Toughness in meat works to your advantage during braising. Collagen, a key connective tissue that makes tough meat tough, converts to gelatin when cooked slowly in water, which softens the surrounding muscle. Braising is usually used for tougher cuts of meat, such as pot roasts, rumps, shanks and ribs, but not always. You can braise firm, fibrous fruits and vegetables, too. Vegetables and fruits that braise well include onions, fennel, carrots, beets, pears and apples.
Things You'll Need
- Heavy-bottomed pan
- Tight-fitting lid
- Broth, stock or wine
- Aromatic ingredients, such as herbs and spices
Heat a little oil in a braising pan, a Dutch oven or a cast-iron skillet on the stove over medium-high heat.
Season the meat or vegetables on both sides with salt and pepper, or the seasonings your specific recipe requires.
Add the meat or vegetables after the oil heats and saute them until browned all over.
Pour a cup of stock or wine in the pan after the meat or veggies brown and scrape the bottom of the pan using a wooden spoon. Next, add enough water, stock or stock and wine to come about halfway up the sides of the meat or vegetables.

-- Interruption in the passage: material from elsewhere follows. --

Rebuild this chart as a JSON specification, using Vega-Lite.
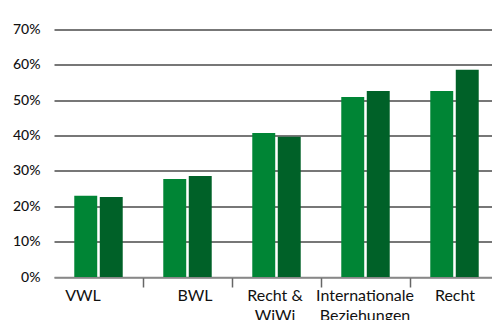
{
  "$schema": "https://vega.github.io/schema/vega-lite/v6.json",
  "autosize": {"type": "none"},
  "padding": {"left": 54, "top": 29.5, "right": 0, "bottom": 43},
  "width": 438,
  "height": 247.5,
  "background": "white",
  "data": {
    "values": [
      {"fach": "VWL", "reihe": "a", "anteil": 23},
      {"fach": "VWL", "reihe": "b", "anteil": 22.6},
      {"fach": "BWL", "reihe": "a", "anteil": 27.7},
      {"fach": "BWL", "reihe": "b", "anteil": 28.6},
      {"fach": "Recht & WiWi", "reihe": "a", "anteil": 40.7},
      {"fach": "Recht & WiWi", "reihe": "b", "anteil": 39.7},
      {"fach": "Internationale Beziehungen", "reihe": "a", "anteil": 50.9},
      {"fach": "Internationale Beziehungen", "reihe": "b", "anteil": 52.6},
      {"fach": "Recht", "reihe": "a", "anteil": 52.6},
      {"fach": "Recht", "reihe": "b", "anteil": 58.6}
    ]
  },
  "mark": {"type": "bar"},
  "encoding": {
    "x": {
      "field": "fach",
      "type": "nominal",
      "sort": null,
      "scale": {"range": [0, 445], "paddingInner": 0, "paddingOuter": 0},
      "axis": {
        "title": null,
        "labelAngle": 0,
        "labelFont": "Lato",
        "labelFontSize": 16,
        "labelColor": "#111111",
        "labelPadding": 0,
        "labelLineHeight": 20,
        "labelBaseline": "top",
        "labelExpr": "datum.value == 'Recht & WiWi' ? ['Recht &', 'WiWi'] : datum.value == 'Internationale Beziehungen' ? ['Internationale', 'Beziehungen'] : datum.value",
        "tickOffset": 44.5,
        "labelOffset": {
          "condition": [
            {"test": "datum.value === 'VWL'", "value": -60.5},
            {"test": "datum.value === 'BWL'", "value": -37.5},
            {"test": "datum.value === 'Recht & WiWi'", "value": -46.5},
            {"test": "datum.value === 'Internationale Beziehungen'", "value": -45.5}
          ],
          "value": -44.5
        },
        "tickSize": 10,
        "tickWidth": 1.5,
        "tickColor": "#666666",
        "domainColor": "#888888",
        "domainWidth": 1.5,
        "grid": false
      }
    },
    "xOffset": {
      "field": "reihe",
      "type": "nominal",
      "scale": {"paddingInner": 0.1, "paddingOuter": 0.795}
    },
    "y": {
      "field": "anteil",
      "type": "quantitative",
      "scale": {"domain": [0, 70], "nice": false},
      "axis": {
        "title": null,
        "values": [0, 10, 20, 30, 40, 50, 60, 70],
        "labelExpr": "datum.value + '%'",
        "labelFont": "Lato",
        "labelFontSize": 14,
        "labelFontWeight": 500,
        "labelColor": "#111111",
        "labelPadding": 14,
        "domain": false,
        "ticks": false,
        "grid": true,
        "gridColor": {"condition": {"test": "datum.value === 0", "value": "#888888"}, "value": "#4a4a4a"},
        "gridWidth": 1.5
      }
    },
    "color": {
      "field": "reihe",
      "type": "nominal",
      "scale": {"range": ["#008535", "#006128"]},
      "legend": null
    }
  },
  "config": {"view": {"stroke": null}}
}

Add aromatic ingredients, such as mirepoix, or 2 parts diced onions to 1 part each diced carrots and celery, and herbs and spices. Lower the heat until the liquid barely simmers and cover it with a tight-fitting lid. Or, cover the pan and place it in a 250-degree-Fahrenheit oven.
Check for doneness according to what you're cooking. Braised dishes take between 1 and 6 hours; 1 hour for smaller cuts of meat and poultry, and up to 6 hours for tough shanks and ribs. Vegetables take about 30 minutes.